The God who created life, the same God who created the institution of marriage, is the same God who provides new life after death to those who accept God's gracious gift. Our worthiness is how we accept that gift and live it in our lives. Living as children of the resurrection is about living with hope and without fear - physical or emotional. We are called to live without fear because as Christians we are given that gift of knowledge of the resurrection. The knowledge that our Lord & Savior overcame death for us - so that we can be free - free to live our lives as God want us to live - with hope and without fear.

Job knows that hope. From our reading today, Job says, "I know my Redeemer lives, and that at last he will stand upon earth; and after my skin has been thus destroyed, then in my flesh I shall see God, whom I shall see on my side, and my eyes shall behold, and not another." In Job's words, we find hope and comfort. We feel a connection to our redeemer, our Jesus. Even Job understood that in the end, when all is gone, he shall see God. Job wants vindication for all that he suffered. Job wants to know that there is meaning in his life, even at the worst of moments, in plague, in death. And in his words, is the voice of hope.

This reading from Job is used at funerals for it connects with our hopeful longing for redemption and for the resurrection. This hope, the knowledge of resurrection is not just for those who have died, because Kate Brugess, Sven Svensson and Don Dorne (and all our loved ones) already taste that redemption through the resurrection in their new lives.

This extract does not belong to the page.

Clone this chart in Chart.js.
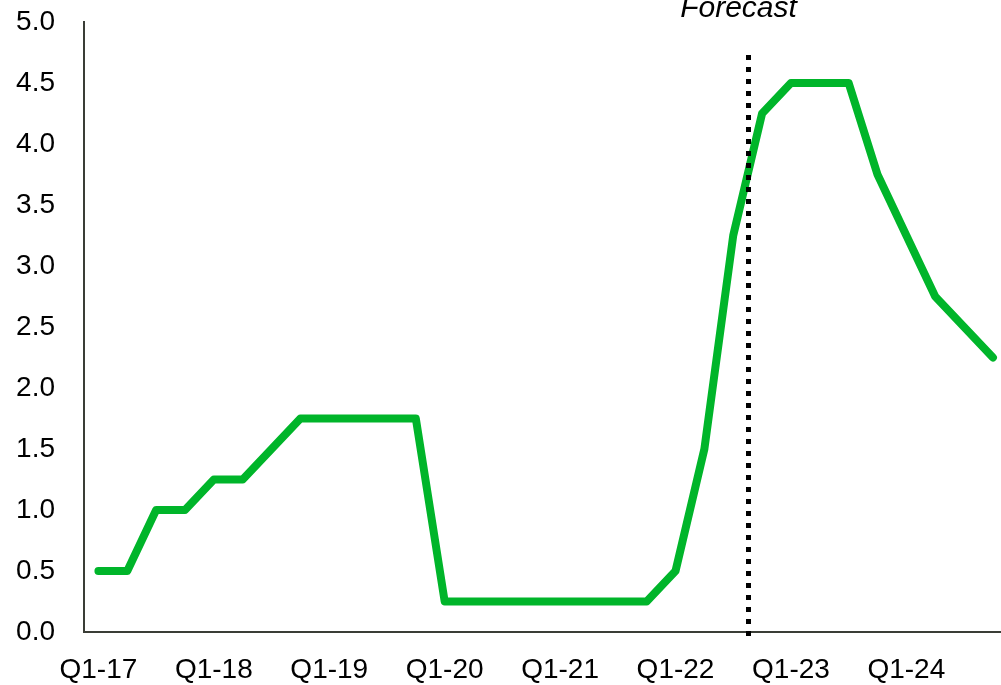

It is for us today. The resurrection is not just about what happens when we die a physical death - it is about how we live our lives today ~ wounded, yes, broken, sometimes, but because we already have knowledge of the resurrection, and in our hope, we are able to heal, and can do the work we are given to do because we know, we have that gift of eternal life - and that life begins now. I know my own dad lives in the resurrection after his death 10 years ago but even more so, I know my mother does, for I have watched her life go from the terrible pain of losing a spouse, to the full blossom of a life that she leads today. I have experienced it in my own life too. In fact, we all have in big and little ways. There is new life. There is hope. Our own Sadducees may deny it or refute it. But there my hope lies, in our God, the God of the living, for to God all of us are alive. So let us accept that gift of resurrection and be alive today. Amen.